18. Commit to One Practice (for a while)
After an initial period of exploring different meditation practices, commit to one for a while to see how it lands, prioritizing multiple short practices daily over one long weekly session to sample meditative quality more often.
19. Create Meditation “Islands of Stability”
Even amidst a chaotic life, establish ‘islands of stability’ by scheduling one to three 20-minute meditation sessions per week, as these dedicated times lubricate your ability to apply mindfulness skills in the moment.
20. Ground Yourself in Chaos
In highly stressful and unavoidable situations, apply mindfulness by grounding your attention, such as in your feet, to maintain boundaries and a sense of your own body, allowing you to hold space for others’ intense emotions without entanglement.
21. Meditate in Community
Engage in meditation with others and discuss your experiences within a community, as this can profoundly change and deepen your practice by providing reflection, conversation, and shared understanding.
22. Deepen Practice with Courses
To deepen your meditation practice, consider taking courses that explore a specific aspect, practice, or teaching, as this provides a structured way to learn, stick with a practice, and engage with a community for questions and shared experiences.
23. Diversify Wellness “Tool Belt”
Recognize that meditation is not a panacea; for chronic issues like anxiety or depression, build a ’tool belt’ of different methods and techniques, which may include therapy, bodywork, or movement, to address what’s needed at the time.
24. Seek Teacher for Chronic Issues
For chronic issues or stuck patterns that meditation alone hasn’t fully addressed, consider working one-on-one with a teacher or therapist to explore deeper and find additional support.

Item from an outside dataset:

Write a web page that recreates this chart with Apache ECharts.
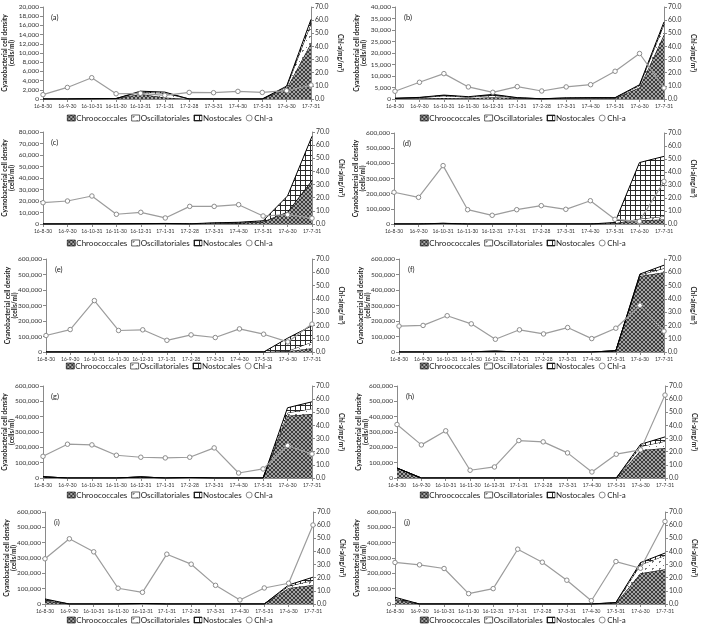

25. Embrace Social Engagements
Actively say ‘yes’ to a large percentage of social invitations and opportunities to connect with people, as this habit can significantly increase your happiness.
5 Key Quotes
If every time you come back, you're greeted by like a hailstorm of disapproval, your mind is not going to, you're disincentivizing the mind from waking up.
Jeff Warren
My criticism of someone else is because I'm not them. If I live their exact life, I would be making their exact decisions.
Sebene Selassie
I'm here to care for life. You know, it's, Buddhism is very explicit about that. I don't, I don't even consider myself a Buddhist, but the Bodhisattva vow, like, I'm here to just, that's, you know, and that includes myself. And what else am I going to do in this time? Eat a thousand sandwiches? You know, may as well just do something cool.
Jeff Warren
Grief is basically a sign that we've loved, you know, it's not a mistake. It's not a problem. We, we grieve because we've loved something, but we don't hold onto that grief forever.
Sebene Selassie
It's about, can I recover faster? Can I make my apology? Can I come back to a more settled baseline knowing I'm going to screw up?
Jeff Warren
2 Protocols
Metta Practice for Difficult People
Sebene Selassie- Imagine the difficult person when they were five years old.
- Alternatively, imagine their life journey from the womb, through their upbringing, conditioning, and experiences.
- Recognize that if you had lived their exact life and conditions, you would likely make their exact decisions.
- Allow this realization to release contentiousness and foster empathy for both the other person and yourself.
Dealing with Overwhelm as a Parent
Jeff Warren- Put all your attention in your feet to stay grounded.
- Maintain a sense of your own body as separate from your child's.
- Let your child know you are present and not leaving.
- Cultivate patience, understanding that your child will go through their emotional cycle and eventually calm down.
- If you 'screw up' (get angry, say the wrong thing), remember to make a repair afterwards by apologizing and returning to a settled baseline.